The bright areas are represented by the right side, and the middle holds all the mid-tones.
You will see large spikes on either side of the histogram if the image is too bright or too dark (overexposed or underexposed).
The histogram should cover all the brightness levels – this is how you know something has the correct exposure.
Tips For Making Indoor Photography Work Well
There are a few tips you can implement into your work to ensure that photography always goes well. We will cover a few of the best tips that could make a big difference in your work below.
1. Use A Tripod
Using a tripod will ensure that every image you take is perfectly still, so you will never have to worry about blurring again. Your images will be clean and crisp, and you can easily recreate them if you need to layer one image over the other.
Just make sure you set up your tripod somewhere that makes sense, and don’t move it until all your shots in that particular area are done.
2. Natural Light Is The Best
Natural lighting will always be your friend (unless you are doing editorial-style pieces that use lots of fun colors). In most circumstances, however, natural lighting will always be preferred.
It allows you to get the best shows and gives you all the best details that you want in photography.
Using natural lighting will also mean that the balance will be good, and much easier to work with. Of course, if your project requires something different, then go for it. However, in most cases, you can’t go wrong with natural lighting.
3. Carefully Monitor Your Lighting Conditions
This goes hand-in-hand with the above.
However, this also means that you need to be aware of how your lighting can change. It can change depending on the weather and time of day, but also with other lights on in the room.
For the best results, you should keep all other lights in the room off. This will help to keep the light balanced and clear, so you do not need to deal with any issues with differences in tones and brightness.
4. Try Different Heights
If you are taking interior photos of spaces, try to vary the angles and heights of the photos. While you should not shoot too much ceiling or floor (unless the project demands it), you can play around and have fun.
Most interior photographs are taken from around chest height.
However, you can go lower or higher for something a little different. Waist height can work really well in some cases, or maybe even lower depending on what exactly you would like to capture.
5. Use The Golden Ratio
The golden ratio is a tool that can be used and accessed just about everywhere.

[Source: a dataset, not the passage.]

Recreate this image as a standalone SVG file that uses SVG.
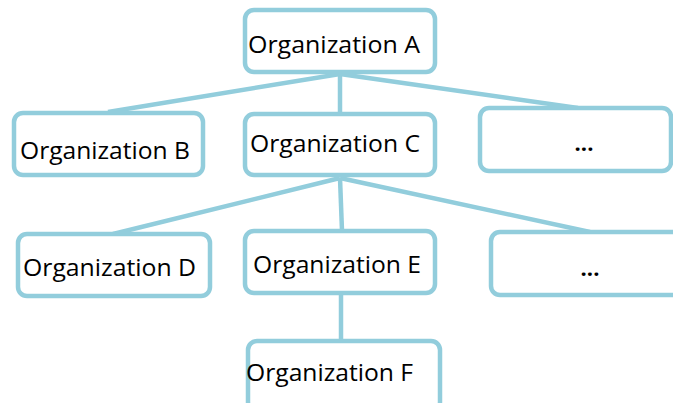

Your camera (even phone cameras) will have the option for you to use it. It essentially works on the ratio of ½ to ⅔ and will allow a grid to come up on the screen.
Use these grid lines and place important items of themes on the lines or where the lines cross each other. Doing this makes the image more pleasing, and will always keep it interesting.
6. Make The Foreground Interesting
You can play around with the depth of an image by adding something to the foreground.
This layered look will help to guide the eye to where it should be in the image. It can be anything you like – from flowers to furniture.
By doing this, you can blur the foreground items and make the image more interesting overall.
To summarize, you can use either manual or aperture mode to get fantastic interior shots. Aperture mode takes a lot of the stress away from photography while still allowing you to get creative and have fun.
However, shooting in manual mode offers the most freedom.
If you want to use manual mode, you need to make sure that your settings are correct for the shots you want to do.
This includes having the right ISO (likely between 100–640), changing your aperture, and using the correct shutter speed to suit your personal needs.